*Exercise:* Omit all images, then repeat exactly the lines below from the one containing "Write a LaTeX" through the one containing "(l3) at (875,118)", both ends included.

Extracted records

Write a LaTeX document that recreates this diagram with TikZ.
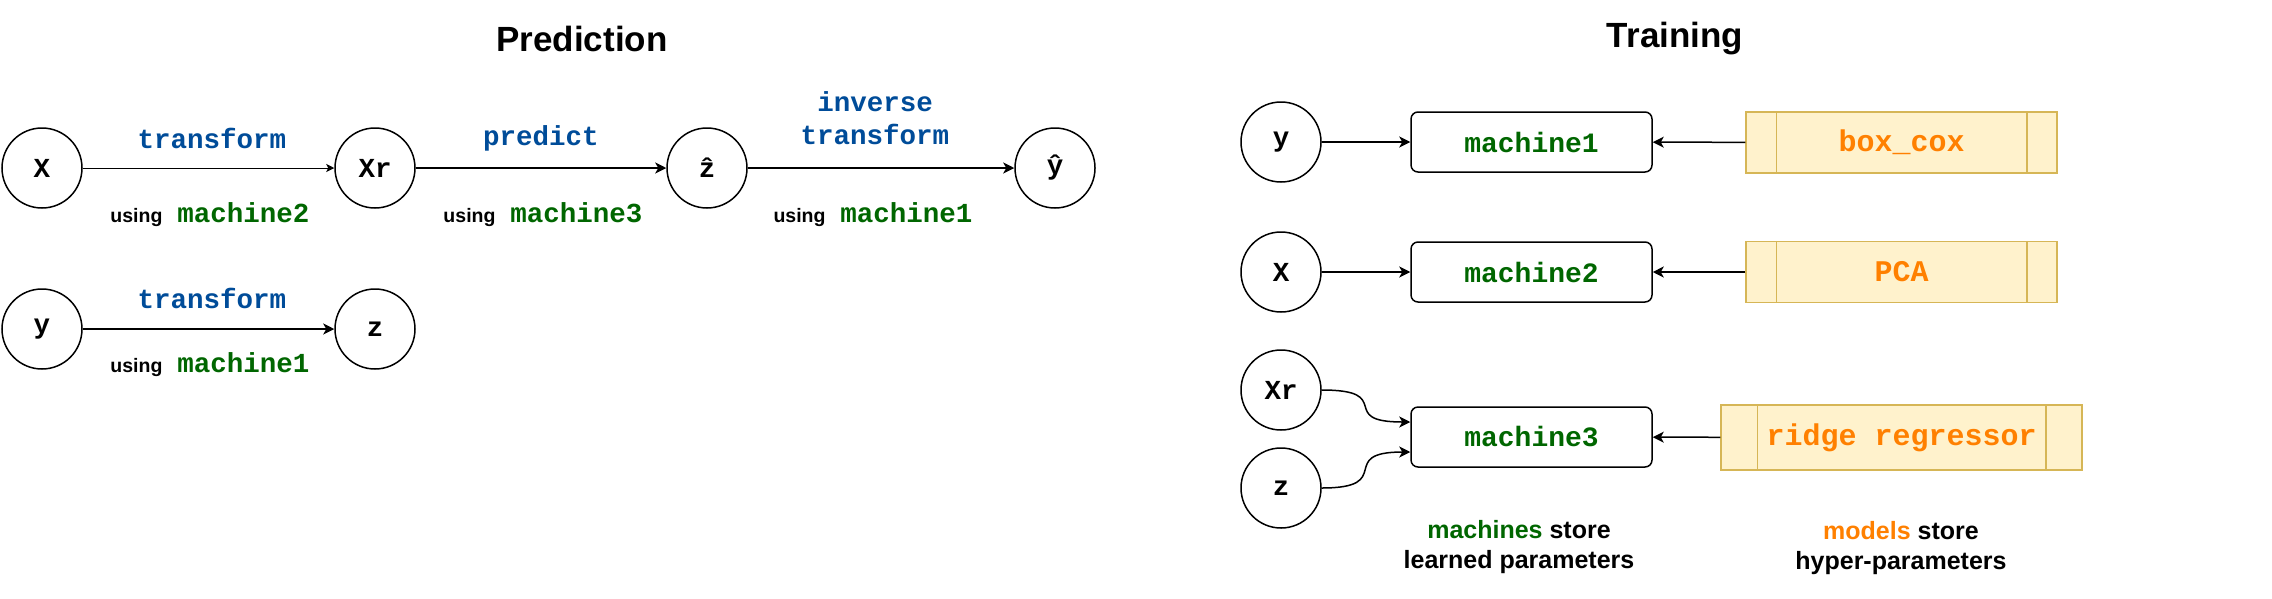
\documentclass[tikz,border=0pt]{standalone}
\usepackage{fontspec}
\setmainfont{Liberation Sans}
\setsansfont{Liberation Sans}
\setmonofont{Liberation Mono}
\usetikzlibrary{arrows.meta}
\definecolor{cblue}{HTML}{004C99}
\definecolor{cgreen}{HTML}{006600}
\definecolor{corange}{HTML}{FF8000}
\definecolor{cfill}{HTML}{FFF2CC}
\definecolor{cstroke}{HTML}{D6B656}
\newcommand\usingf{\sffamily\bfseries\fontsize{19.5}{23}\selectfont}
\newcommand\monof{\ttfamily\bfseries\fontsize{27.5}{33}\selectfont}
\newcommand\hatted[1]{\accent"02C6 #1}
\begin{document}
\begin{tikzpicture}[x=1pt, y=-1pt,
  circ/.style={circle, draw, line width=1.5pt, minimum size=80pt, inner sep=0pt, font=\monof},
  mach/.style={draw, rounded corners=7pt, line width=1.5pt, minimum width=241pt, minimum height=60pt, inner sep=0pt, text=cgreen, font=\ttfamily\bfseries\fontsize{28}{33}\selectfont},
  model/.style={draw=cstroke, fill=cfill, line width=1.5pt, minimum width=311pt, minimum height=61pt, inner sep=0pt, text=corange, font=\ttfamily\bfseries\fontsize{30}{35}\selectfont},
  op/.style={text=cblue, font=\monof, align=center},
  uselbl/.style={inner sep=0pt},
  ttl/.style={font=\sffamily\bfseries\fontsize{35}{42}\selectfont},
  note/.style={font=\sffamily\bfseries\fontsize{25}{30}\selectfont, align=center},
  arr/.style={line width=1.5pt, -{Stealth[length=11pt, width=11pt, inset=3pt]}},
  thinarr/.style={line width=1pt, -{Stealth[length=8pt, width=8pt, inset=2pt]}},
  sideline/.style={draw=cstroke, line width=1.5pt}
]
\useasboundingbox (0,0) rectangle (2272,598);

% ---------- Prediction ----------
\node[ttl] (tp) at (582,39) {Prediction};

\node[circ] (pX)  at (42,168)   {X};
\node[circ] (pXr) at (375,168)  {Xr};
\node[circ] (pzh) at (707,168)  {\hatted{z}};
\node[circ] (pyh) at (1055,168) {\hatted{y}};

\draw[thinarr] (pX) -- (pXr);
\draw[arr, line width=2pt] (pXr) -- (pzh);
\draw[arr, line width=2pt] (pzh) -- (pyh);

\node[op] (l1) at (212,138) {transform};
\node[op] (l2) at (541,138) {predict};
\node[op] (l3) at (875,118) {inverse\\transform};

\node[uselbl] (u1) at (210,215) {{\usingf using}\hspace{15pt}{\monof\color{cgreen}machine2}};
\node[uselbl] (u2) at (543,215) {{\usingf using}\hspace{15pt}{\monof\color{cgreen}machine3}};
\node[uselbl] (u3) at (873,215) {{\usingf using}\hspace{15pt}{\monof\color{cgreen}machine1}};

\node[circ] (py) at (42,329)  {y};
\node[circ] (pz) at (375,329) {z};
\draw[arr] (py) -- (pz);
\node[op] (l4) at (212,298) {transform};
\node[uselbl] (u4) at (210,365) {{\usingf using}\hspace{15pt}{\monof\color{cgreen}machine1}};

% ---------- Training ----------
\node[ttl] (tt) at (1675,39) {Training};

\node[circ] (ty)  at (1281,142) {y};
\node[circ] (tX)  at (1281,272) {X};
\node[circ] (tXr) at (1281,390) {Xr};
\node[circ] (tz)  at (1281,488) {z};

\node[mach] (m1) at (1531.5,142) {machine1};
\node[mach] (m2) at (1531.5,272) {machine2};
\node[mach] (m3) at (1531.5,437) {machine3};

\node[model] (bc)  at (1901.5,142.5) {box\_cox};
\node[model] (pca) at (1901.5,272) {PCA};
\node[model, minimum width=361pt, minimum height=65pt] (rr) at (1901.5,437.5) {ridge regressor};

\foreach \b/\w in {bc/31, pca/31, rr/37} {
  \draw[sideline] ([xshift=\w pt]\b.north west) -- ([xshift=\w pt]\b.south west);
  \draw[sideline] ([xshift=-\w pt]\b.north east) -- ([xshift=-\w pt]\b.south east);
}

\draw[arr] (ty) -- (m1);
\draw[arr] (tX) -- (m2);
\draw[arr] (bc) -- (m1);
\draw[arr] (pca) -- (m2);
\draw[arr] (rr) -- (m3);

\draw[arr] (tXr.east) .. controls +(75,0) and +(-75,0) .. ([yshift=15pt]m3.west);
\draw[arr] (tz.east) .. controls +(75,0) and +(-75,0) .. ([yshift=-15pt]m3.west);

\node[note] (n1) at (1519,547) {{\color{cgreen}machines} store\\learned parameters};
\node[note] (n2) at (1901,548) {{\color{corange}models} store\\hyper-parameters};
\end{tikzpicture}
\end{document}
...
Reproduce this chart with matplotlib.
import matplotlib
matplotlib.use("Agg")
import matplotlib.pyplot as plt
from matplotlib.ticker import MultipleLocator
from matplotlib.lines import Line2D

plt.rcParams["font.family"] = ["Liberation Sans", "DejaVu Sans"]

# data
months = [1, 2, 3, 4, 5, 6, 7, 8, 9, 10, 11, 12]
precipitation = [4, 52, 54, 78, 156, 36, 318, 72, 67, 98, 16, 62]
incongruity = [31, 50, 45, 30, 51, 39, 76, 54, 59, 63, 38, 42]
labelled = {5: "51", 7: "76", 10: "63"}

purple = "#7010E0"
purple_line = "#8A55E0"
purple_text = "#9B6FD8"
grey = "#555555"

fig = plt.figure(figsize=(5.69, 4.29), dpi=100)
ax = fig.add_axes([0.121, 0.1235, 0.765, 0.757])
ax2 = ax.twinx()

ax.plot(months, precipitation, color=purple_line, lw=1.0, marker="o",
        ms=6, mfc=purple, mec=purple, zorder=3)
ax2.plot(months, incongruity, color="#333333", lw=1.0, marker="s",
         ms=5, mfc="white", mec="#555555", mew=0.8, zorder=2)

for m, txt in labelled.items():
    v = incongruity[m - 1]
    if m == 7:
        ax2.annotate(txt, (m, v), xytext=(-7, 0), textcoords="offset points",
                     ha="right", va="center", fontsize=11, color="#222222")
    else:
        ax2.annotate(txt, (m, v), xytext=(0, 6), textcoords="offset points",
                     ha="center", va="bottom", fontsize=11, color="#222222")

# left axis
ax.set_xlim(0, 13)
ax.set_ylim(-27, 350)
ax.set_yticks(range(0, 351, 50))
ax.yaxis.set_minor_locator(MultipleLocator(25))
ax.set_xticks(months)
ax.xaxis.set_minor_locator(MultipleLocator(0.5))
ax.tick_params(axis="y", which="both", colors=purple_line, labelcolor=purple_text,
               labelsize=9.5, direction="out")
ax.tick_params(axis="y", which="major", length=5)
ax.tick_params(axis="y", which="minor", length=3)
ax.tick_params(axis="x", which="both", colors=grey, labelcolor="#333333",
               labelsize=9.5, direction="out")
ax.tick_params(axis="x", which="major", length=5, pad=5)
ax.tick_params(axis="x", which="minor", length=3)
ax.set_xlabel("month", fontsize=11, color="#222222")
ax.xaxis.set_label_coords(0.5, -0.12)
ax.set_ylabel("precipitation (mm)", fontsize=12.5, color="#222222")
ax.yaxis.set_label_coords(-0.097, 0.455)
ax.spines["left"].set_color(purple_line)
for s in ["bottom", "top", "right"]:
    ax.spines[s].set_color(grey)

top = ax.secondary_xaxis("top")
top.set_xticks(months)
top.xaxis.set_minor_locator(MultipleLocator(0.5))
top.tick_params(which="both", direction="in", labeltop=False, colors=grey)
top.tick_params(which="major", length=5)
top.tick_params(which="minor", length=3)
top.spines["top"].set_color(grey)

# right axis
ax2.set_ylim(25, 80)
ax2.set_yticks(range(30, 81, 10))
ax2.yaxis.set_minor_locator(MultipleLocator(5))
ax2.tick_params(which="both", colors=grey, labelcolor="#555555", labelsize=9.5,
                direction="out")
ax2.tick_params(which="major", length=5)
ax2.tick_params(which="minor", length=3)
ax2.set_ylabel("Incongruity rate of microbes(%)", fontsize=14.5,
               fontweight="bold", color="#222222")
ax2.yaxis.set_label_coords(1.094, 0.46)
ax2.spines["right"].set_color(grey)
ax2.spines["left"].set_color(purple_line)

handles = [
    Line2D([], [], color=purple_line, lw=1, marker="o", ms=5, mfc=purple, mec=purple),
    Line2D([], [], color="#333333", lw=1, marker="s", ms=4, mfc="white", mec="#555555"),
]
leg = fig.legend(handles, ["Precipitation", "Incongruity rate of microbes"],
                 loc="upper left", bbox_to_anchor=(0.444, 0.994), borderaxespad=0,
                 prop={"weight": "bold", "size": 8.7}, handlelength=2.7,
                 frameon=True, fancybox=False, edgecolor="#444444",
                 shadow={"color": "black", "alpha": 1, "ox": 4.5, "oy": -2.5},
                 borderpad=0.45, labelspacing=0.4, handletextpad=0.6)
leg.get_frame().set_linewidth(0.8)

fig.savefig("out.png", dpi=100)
--
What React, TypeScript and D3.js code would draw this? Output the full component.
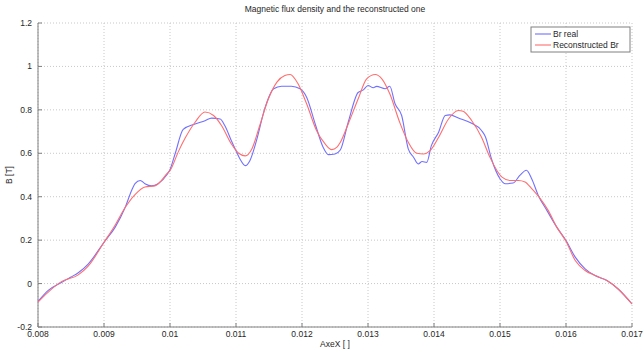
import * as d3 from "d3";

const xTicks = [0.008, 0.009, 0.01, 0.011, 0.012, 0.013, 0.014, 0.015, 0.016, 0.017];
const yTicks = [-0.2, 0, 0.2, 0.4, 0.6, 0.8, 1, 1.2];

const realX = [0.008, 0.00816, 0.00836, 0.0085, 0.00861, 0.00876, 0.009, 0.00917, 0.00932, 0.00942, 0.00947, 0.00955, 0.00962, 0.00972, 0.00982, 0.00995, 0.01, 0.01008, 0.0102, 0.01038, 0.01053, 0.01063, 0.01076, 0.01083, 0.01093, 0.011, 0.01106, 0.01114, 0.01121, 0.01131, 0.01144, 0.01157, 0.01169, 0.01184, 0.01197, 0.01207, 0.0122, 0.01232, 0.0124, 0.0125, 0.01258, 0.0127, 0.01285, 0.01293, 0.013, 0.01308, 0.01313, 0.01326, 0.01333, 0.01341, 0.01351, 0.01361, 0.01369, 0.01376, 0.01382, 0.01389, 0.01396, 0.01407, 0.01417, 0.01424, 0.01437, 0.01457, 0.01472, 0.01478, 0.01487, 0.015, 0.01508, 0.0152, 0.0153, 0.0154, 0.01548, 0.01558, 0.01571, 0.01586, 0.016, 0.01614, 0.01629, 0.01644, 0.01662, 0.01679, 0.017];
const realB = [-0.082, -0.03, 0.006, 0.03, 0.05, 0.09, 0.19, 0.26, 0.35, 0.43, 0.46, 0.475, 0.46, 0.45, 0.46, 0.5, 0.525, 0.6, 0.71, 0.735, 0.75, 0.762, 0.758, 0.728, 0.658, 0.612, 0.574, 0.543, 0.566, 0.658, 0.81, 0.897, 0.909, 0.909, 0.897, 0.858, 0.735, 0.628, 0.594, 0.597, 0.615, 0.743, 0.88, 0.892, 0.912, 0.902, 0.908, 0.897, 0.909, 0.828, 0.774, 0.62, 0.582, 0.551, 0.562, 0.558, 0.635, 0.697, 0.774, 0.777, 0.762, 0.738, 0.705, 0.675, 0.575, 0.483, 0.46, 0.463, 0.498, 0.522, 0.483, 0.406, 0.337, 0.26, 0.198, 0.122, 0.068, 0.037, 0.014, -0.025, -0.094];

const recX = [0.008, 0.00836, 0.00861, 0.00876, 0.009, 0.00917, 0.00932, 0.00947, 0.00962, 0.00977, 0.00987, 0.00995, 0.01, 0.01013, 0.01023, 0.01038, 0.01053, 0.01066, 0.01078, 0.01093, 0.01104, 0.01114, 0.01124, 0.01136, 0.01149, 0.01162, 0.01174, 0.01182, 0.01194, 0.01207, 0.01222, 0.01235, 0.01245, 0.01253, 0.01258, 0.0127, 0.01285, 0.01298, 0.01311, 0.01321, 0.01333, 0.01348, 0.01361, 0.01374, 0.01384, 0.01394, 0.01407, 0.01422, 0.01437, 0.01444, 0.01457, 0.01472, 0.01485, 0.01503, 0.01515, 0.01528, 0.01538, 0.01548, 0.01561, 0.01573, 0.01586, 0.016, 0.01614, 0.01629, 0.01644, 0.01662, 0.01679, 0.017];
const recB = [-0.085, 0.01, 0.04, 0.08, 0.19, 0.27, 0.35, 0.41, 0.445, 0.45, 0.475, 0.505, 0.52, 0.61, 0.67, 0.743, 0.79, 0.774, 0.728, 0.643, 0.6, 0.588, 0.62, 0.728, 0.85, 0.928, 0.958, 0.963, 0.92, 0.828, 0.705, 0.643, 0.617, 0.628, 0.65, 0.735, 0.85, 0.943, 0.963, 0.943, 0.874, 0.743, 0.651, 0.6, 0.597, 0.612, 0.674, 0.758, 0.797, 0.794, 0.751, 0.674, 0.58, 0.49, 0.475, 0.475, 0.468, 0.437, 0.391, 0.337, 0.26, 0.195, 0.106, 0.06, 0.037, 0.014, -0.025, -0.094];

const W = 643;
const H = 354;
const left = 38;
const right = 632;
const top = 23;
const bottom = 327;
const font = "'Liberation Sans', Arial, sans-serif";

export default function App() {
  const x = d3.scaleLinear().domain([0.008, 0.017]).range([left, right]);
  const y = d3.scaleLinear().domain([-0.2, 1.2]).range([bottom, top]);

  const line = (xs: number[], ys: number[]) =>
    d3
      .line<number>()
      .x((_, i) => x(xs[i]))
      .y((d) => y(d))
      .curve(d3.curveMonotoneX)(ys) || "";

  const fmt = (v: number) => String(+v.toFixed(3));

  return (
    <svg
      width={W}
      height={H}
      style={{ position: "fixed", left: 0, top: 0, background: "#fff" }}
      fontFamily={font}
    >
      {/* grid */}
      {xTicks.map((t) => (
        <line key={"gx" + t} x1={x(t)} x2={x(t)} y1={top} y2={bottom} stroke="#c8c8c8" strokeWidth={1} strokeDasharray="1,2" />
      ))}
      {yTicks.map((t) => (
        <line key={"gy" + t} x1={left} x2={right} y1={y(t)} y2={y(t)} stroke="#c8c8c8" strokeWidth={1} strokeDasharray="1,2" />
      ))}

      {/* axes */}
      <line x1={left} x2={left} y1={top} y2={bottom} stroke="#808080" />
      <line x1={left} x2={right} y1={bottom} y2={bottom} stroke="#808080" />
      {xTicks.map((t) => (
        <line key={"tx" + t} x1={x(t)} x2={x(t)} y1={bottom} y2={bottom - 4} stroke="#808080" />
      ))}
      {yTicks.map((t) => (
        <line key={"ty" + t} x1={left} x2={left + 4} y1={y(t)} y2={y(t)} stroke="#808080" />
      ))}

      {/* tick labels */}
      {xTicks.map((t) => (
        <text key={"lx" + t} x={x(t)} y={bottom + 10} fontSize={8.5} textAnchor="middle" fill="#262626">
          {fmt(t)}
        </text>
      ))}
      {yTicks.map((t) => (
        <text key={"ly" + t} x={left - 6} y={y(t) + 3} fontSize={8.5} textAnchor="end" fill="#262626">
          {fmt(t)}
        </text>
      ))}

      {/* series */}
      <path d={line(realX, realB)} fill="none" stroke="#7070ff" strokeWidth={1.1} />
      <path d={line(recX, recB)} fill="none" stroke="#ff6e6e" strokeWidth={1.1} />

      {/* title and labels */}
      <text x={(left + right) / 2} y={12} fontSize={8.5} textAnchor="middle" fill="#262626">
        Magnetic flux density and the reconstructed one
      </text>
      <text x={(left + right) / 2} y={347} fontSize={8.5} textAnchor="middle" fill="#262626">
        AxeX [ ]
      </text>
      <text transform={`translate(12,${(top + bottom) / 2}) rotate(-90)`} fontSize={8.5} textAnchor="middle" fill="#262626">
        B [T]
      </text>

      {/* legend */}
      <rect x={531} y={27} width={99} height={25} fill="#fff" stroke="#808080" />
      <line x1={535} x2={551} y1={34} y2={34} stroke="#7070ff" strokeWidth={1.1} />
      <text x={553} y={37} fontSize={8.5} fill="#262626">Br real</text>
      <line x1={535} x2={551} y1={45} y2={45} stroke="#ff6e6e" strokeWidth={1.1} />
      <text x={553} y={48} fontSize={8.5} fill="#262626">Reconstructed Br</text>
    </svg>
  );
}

*The completed task:*
Write a LaTeX document that recreates this diagram with TikZ.
\documentclass[tikz,border=0pt]{standalone}
\usepackage{fontspec}
\setmainfont{Liberation Sans}
\setsansfont{Liberation Sans}
\setmonofont{Liberation Mono}
\usetikzlibrary{arrows.meta}
\definecolor{cblue}{HTML}{004C99}
\definecolor{cgreen}{HTML}{006600}
\definecolor{corange}{HTML}{FF8000}
\definecolor{cfill}{HTML}{FFF2CC}
\definecolor{cstroke}{HTML}{D6B656}
\newcommand\usingf{\sffamily\bfseries\fontsize{19.5}{23}\selectfont}
\newcommand\monof{\ttfamily\bfseries\fontsize{27.5}{33}\selectfont}
\newcommand\hatted[1]{\accent"02C6 #1}
\begin{document}
\begin{tikzpicture}[x=1pt, y=-1pt,
  circ/.style={circle, draw, line width=1.5pt, minimum size=80pt, inner sep=0pt, font=\monof},
  mach/.style={draw, rounded corners=7pt, line width=1.5pt, minimum width=241pt, minimum height=60pt, inner sep=0pt, text=cgreen, font=\ttfamily\bfseries\fontsize{28}{33}\selectfont},
  model/.style={draw=cstroke, fill=cfill, line width=1.5pt, minimum width=311pt, minimum height=61pt, inner sep=0pt, text=corange, font=\ttfamily\bfseries\fontsize{30}{35}\selectfont},
  op/.style={text=cblue, font=\monof, align=center},
  uselbl/.style={inner sep=0pt},
  ttl/.style={font=\sffamily\bfseries\fontsize{35}{42}\selectfont},
  note/.style={font=\sffamily\bfseries\fontsize{25}{30}\selectfont, align=center},
  arr/.style={line width=1.5pt, -{Stealth[length=11pt, width=11pt, inset=3pt]}},
  thinarr/.style={line width=1pt, -{Stealth[length=8pt, width=8pt, inset=2pt]}},
  sideline/.style={draw=cstroke, line width=1.5pt}
]
\useasboundingbox (0,0) rectangle (2272,598);

% ---------- Prediction ----------
\node[ttl] (tp) at (582,39) {Prediction};

\node[circ] (pX)  at (42,168)   {X};
\node[circ] (pXr) at (375,168)  {Xr};
\node[circ] (pzh) at (707,168)  {\hatted{z}};
\node[circ] (pyh) at (1055,168) {\hatted{y}};

\draw[thinarr] (pX) -- (pXr);
\draw[arr, line width=2pt] (pXr) -- (pzh);
\draw[arr, line width=2pt] (pzh) -- (pyh);

\node[op] (l1) at (212,138) {transform};
\node[op] (l2) at (541,138) {predict};
\node[op] (l3) at (875,118) {inverse\\transform};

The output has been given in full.